4. Simply add in the remaining ingredients and mix on low speed for about 30 seconds. It's going to look a little runny at this stage.
5. Put mixer on medium-high speed for an additional 2 minutes, or until the batter is smooth and has thickened up. (The pudding mix will do this, thicken up the batter despite all that liquid you just added.)
6. Pour batter into your bundt pan and bake until lightly browned on top and toothpick inserted comes out clean.
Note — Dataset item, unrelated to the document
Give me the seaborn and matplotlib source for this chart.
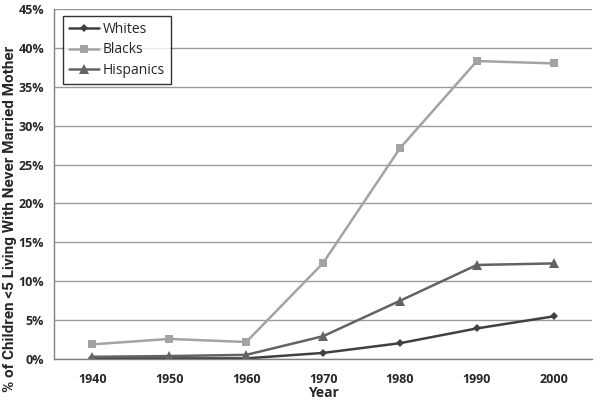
import numpy as np
import pandas as pd
import seaborn as sns
import matplotlib.pyplot as plt
from matplotlib.ticker import FuncFormatter, FixedLocator

years = ["1940", "1950", "1960", "1970", "1980", "1990", "2000"]
whites = [0.1, 0.1, 0.1, 0.8, 2.05, 3.95, 5.5]
blacks = [1.9, 2.6, 2.2, 12.35, 27.1, 38.3, 38.0]
hispanics = [0.3, 0.4, 0.55, 2.95, 7.5, 12.1, 12.3]

series = ["Whites", "Blacks", "Hispanics"]
colors = {"Whites": "#404040", "Blacks": "#a3a3a3", "Hispanics": "#636363"}
markers = {"Whites": "D", "Blacks": "s", "Hispanics": "^"}
msizes = {"Whites": 4.5, "Blacks": 6, "Hispanics": 6.5}

df = pd.DataFrame({
    "pos": list(range(len(years))) * 3,
    "value": whites + blacks + hispanics,
    "group": [s for s in series for _ in years],
})

sns.set_style("white")
plt.rcParams["font.family"] = ["Open Sans", "DejaVu Sans"]

fig, ax = plt.subplots(figsize=(6, 4.04), dpi=100)
fig.subplots_adjust(left=0.09, right=0.987, top=0.978, bottom=0.111)

ax.yaxis.grid(True, color="#9a9a9a", linewidth=1)
ax.set_axisbelow(True)

for s in series:
    sub = df[df["group"] == s]
    sns.lineplot(data=sub, x="pos", y="value", ax=ax, color=colors[s],
                 marker=markers[s], markersize=msizes[s], markeredgewidth=0,
                 linewidth=1.8, label=s)

ax.set_xlim(-0.5, len(years) - 0.5)
ax.set_ylim(0, 45)
ax.set_yticks(np.arange(0, 46, 5))
ax.yaxis.set_major_formatter(FuncFormatter(lambda v, p: f"{int(v)}%"))
ax.set_xticks(range(len(years)))
ax.set_xticklabels(years)
ax.xaxis.set_minor_locator(FixedLocator(np.arange(-0.5, len(years), 1)))
ax.tick_params(axis="x", which="major", length=0, pad=10)
ax.tick_params(axis="x", which="minor", length=5, color="#808080", direction="out")
ax.tick_params(axis="y", length=5, color="#9a9a9a", direction="out", pad=2)
for lab in ax.get_xticklabels() + ax.get_yticklabels():
    lab.set_fontweight("bold")
    lab.set_fontsize(9)

for side in ["top", "right"]:
    ax.spines[side].set_visible(False)
for side in ["left", "bottom"]:
    ax.spines[side].set_color("#808080")
    ax.spines[side].set_linewidth(1)

ax.set_xlabel("Year", fontweight="bold", fontsize=10, labelpad=0)
ax.set_ylabel("% of Children <5 Living With Never Married Mother",
              fontweight="bold", fontsize=11, family=["Roboto", "DejaVu Sans"])
ax.yaxis.set_label_coords(-0.068, 0.40)

leg = ax.legend(loc="upper left", bbox_to_anchor=(0.017, 0.98), frameon=True,
                fancybox=False, edgecolor="black", fontsize=10,
                handlelength=2.1, borderpad=0.45, labelspacing=0.38,
                handletextpad=0.3, borderaxespad=0)
leg.get_frame().set_linewidth(1)

fig.savefig("out.png", dpi=100)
7. You need to allow the cake to cool off for a while in the pan. Because of all the moisture, it will be heavy. So it needs to hang out in the pan for at least half an hour before turning over onto a cooling rack At that point, you can dig in. But I advise cooling at least an additional hour so the cake will slice more easily.
It's incredibly moist and WILL fall apart if you do not allow it to cool properly.